__Supplied data__.
*-*-*
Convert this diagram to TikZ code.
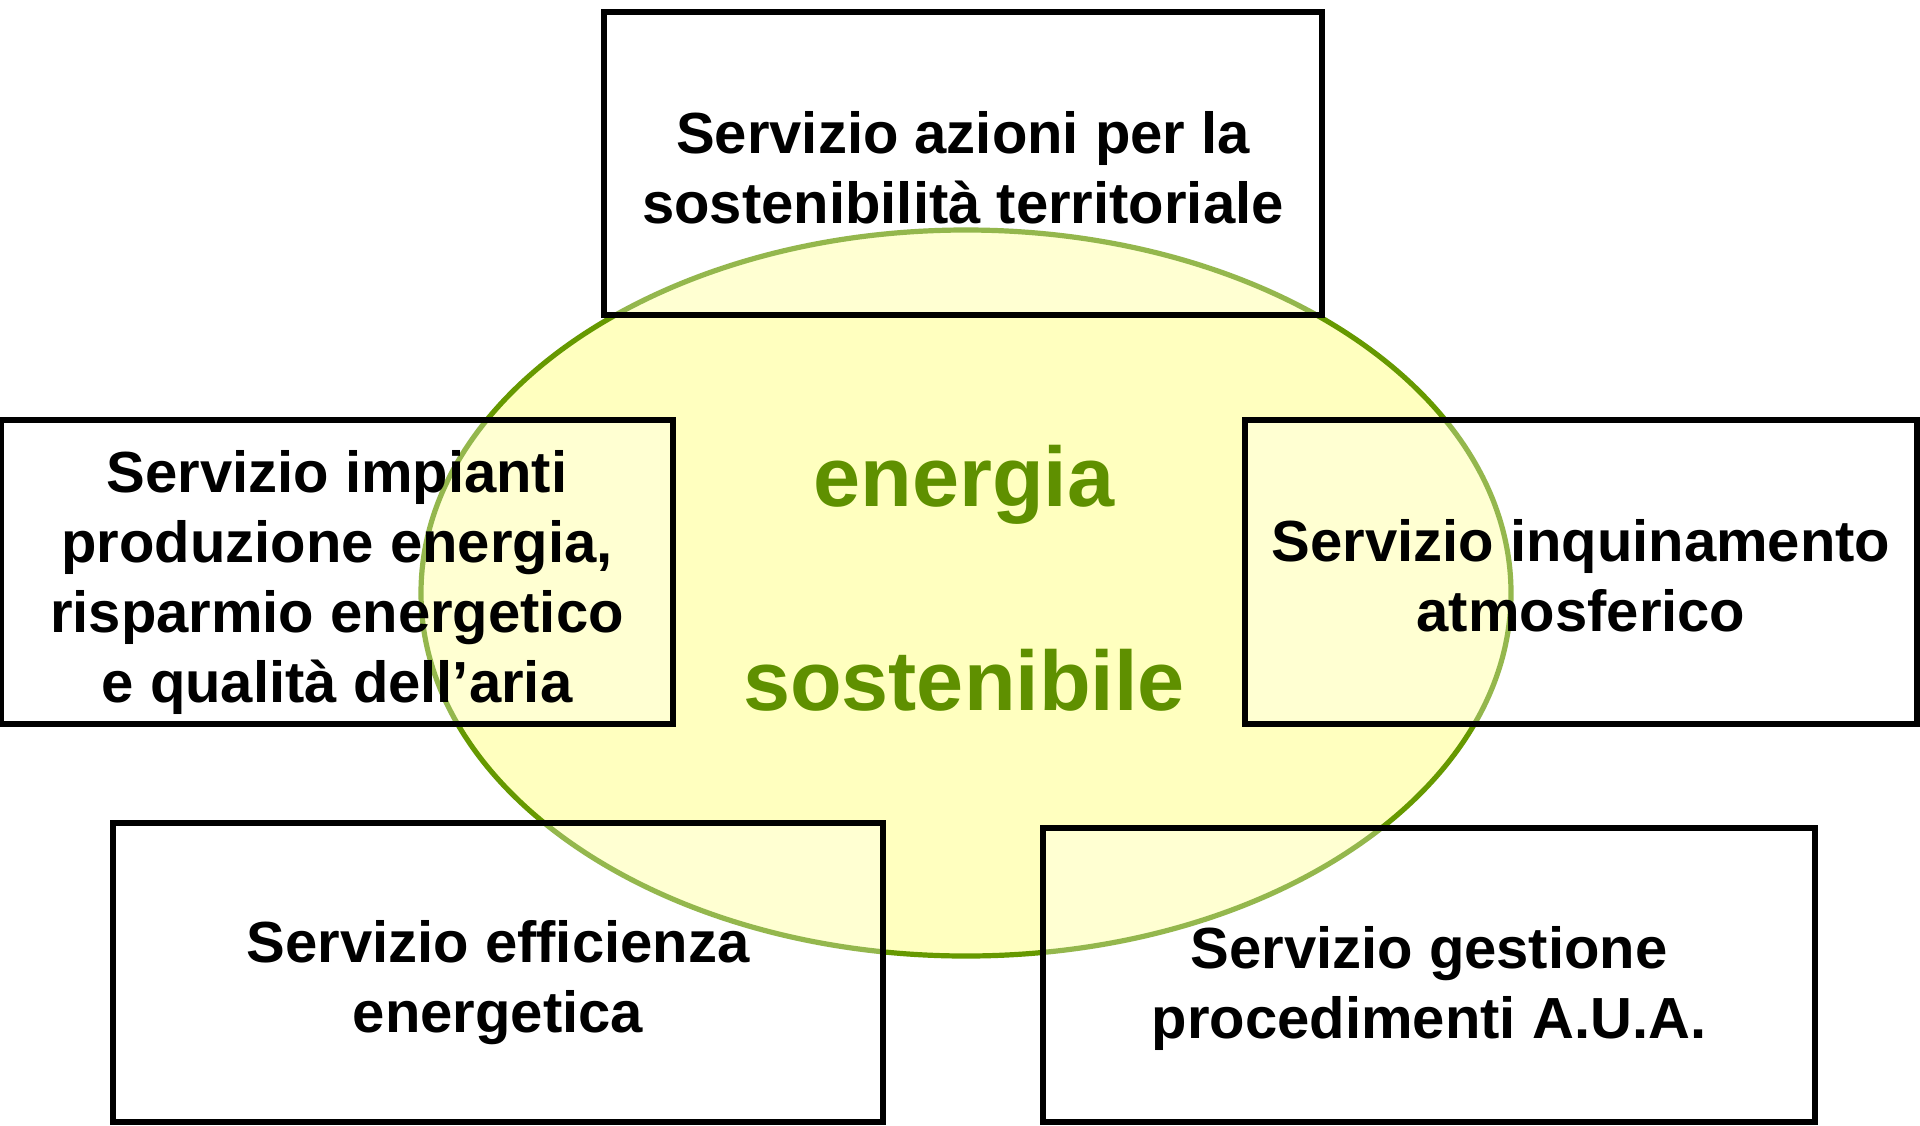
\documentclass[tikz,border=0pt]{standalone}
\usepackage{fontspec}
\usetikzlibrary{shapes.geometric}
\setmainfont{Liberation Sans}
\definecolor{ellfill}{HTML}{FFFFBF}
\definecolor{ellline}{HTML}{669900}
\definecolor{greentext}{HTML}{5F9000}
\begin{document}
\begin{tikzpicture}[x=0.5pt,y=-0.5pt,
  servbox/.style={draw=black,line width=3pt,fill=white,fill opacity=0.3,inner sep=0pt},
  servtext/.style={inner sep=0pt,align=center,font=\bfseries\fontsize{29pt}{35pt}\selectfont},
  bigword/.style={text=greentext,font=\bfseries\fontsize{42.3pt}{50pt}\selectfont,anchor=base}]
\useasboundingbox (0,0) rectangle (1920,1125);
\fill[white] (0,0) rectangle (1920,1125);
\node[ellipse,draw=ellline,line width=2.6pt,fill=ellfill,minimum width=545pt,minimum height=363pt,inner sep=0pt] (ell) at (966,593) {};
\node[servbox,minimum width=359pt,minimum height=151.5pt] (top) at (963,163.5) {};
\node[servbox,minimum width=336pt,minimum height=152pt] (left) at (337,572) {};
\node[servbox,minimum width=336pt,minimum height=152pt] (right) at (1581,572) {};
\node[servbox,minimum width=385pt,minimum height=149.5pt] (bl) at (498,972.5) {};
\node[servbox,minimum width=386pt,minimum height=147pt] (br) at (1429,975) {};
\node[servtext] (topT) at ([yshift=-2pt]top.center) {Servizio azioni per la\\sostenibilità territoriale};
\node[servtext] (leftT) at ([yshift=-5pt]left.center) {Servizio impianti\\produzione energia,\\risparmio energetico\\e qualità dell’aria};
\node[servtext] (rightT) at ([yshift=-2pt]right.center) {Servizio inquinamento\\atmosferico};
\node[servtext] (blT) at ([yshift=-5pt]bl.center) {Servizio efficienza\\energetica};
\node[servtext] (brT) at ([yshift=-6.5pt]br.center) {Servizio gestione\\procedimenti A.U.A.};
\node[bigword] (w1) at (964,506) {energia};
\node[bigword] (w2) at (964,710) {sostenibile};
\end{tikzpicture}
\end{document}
*-*-*
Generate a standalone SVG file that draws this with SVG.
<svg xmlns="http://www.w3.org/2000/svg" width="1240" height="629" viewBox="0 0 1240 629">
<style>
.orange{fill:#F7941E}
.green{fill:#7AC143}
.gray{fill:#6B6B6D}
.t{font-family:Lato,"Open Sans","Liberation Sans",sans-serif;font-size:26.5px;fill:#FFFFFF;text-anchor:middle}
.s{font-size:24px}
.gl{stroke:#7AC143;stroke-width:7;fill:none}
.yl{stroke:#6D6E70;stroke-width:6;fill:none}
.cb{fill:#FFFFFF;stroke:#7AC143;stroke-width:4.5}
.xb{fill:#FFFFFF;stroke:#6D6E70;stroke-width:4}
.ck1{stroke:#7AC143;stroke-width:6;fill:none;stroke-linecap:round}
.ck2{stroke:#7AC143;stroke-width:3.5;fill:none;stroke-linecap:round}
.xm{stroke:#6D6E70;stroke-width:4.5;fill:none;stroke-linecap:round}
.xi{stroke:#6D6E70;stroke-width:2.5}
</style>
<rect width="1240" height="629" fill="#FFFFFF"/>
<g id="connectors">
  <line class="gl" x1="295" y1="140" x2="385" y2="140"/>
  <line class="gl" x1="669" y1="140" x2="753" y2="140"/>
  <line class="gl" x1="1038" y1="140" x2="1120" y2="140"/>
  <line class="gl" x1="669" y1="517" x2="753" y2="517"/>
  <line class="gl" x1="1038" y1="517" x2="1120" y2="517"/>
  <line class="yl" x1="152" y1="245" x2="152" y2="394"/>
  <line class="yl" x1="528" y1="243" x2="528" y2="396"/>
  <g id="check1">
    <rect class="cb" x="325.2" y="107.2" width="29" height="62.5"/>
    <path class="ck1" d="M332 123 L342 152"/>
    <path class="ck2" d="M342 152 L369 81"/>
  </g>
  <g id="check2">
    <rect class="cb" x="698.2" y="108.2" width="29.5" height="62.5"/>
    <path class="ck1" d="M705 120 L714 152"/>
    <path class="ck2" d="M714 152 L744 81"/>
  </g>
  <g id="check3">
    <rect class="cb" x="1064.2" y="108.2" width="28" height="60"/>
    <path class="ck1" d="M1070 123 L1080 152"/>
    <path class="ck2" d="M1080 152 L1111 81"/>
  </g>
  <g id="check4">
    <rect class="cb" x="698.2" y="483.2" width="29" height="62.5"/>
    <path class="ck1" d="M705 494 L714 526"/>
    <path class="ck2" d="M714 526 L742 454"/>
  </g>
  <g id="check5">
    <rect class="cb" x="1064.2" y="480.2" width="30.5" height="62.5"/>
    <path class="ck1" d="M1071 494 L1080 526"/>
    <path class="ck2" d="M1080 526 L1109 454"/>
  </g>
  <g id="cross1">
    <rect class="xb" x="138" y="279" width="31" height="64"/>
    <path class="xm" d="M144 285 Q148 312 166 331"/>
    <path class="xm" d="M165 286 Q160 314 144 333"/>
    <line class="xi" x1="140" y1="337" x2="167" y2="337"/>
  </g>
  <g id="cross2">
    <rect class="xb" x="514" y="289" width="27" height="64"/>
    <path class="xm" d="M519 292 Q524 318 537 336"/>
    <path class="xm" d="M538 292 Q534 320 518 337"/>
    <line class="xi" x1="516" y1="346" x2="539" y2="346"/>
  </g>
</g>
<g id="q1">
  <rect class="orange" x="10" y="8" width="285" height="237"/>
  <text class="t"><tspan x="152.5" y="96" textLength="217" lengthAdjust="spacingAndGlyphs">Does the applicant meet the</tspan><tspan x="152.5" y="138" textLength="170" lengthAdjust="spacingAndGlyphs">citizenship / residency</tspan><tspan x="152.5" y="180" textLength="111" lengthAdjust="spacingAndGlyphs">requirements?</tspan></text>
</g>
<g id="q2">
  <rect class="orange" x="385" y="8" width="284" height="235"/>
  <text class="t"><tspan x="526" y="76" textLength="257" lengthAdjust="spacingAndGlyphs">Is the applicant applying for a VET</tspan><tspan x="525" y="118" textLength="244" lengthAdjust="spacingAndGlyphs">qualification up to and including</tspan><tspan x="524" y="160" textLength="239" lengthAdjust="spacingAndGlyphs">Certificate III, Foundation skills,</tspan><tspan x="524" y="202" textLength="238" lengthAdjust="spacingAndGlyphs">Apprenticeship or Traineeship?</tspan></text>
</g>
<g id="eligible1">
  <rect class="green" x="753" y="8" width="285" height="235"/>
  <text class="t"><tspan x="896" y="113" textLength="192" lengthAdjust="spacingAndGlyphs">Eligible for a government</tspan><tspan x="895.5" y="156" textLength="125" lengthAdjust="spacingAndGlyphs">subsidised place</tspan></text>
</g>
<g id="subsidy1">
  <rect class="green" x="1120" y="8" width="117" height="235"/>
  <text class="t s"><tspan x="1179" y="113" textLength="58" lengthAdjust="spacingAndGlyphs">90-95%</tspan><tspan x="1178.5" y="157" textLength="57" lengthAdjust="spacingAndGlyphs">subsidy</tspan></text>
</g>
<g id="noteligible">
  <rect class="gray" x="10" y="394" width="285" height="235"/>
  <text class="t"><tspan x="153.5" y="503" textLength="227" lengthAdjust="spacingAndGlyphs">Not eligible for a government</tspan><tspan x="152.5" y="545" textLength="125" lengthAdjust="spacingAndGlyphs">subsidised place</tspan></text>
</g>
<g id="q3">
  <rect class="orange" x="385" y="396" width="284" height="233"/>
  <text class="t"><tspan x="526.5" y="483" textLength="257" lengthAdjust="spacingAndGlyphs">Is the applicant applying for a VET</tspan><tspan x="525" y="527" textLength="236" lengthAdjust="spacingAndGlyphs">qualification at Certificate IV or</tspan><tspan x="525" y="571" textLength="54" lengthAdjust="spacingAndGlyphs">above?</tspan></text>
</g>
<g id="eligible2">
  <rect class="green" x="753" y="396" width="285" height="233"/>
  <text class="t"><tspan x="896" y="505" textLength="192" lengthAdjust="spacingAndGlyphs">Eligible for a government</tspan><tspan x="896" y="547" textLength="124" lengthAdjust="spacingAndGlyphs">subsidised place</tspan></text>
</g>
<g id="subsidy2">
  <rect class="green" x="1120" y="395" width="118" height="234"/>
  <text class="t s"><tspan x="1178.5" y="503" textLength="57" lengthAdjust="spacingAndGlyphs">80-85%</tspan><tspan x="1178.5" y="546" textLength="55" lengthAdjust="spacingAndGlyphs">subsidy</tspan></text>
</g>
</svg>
*-*-*
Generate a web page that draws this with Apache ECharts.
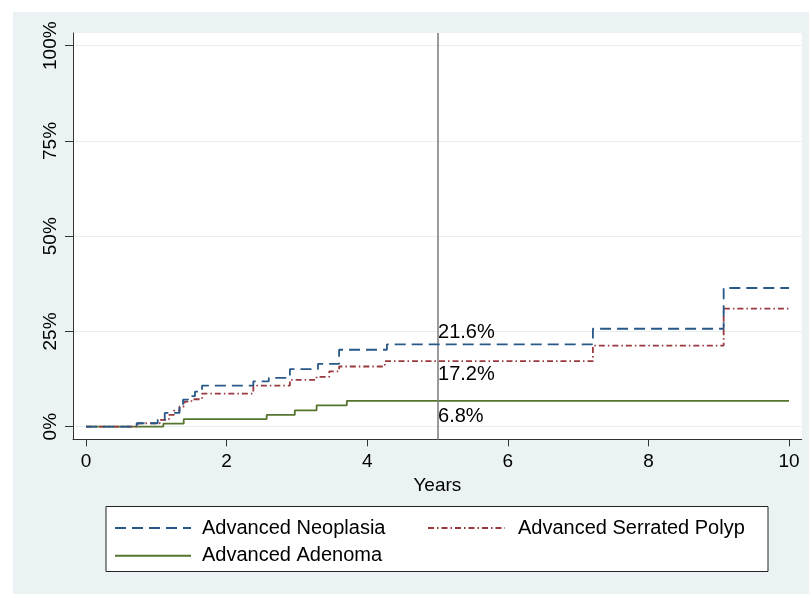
*-*-*
Pull out every line of the records above that contains the word "with".

Generate a standalone SVG file that draws this with SVG.
Generate a web page that draws this with Apache ECharts.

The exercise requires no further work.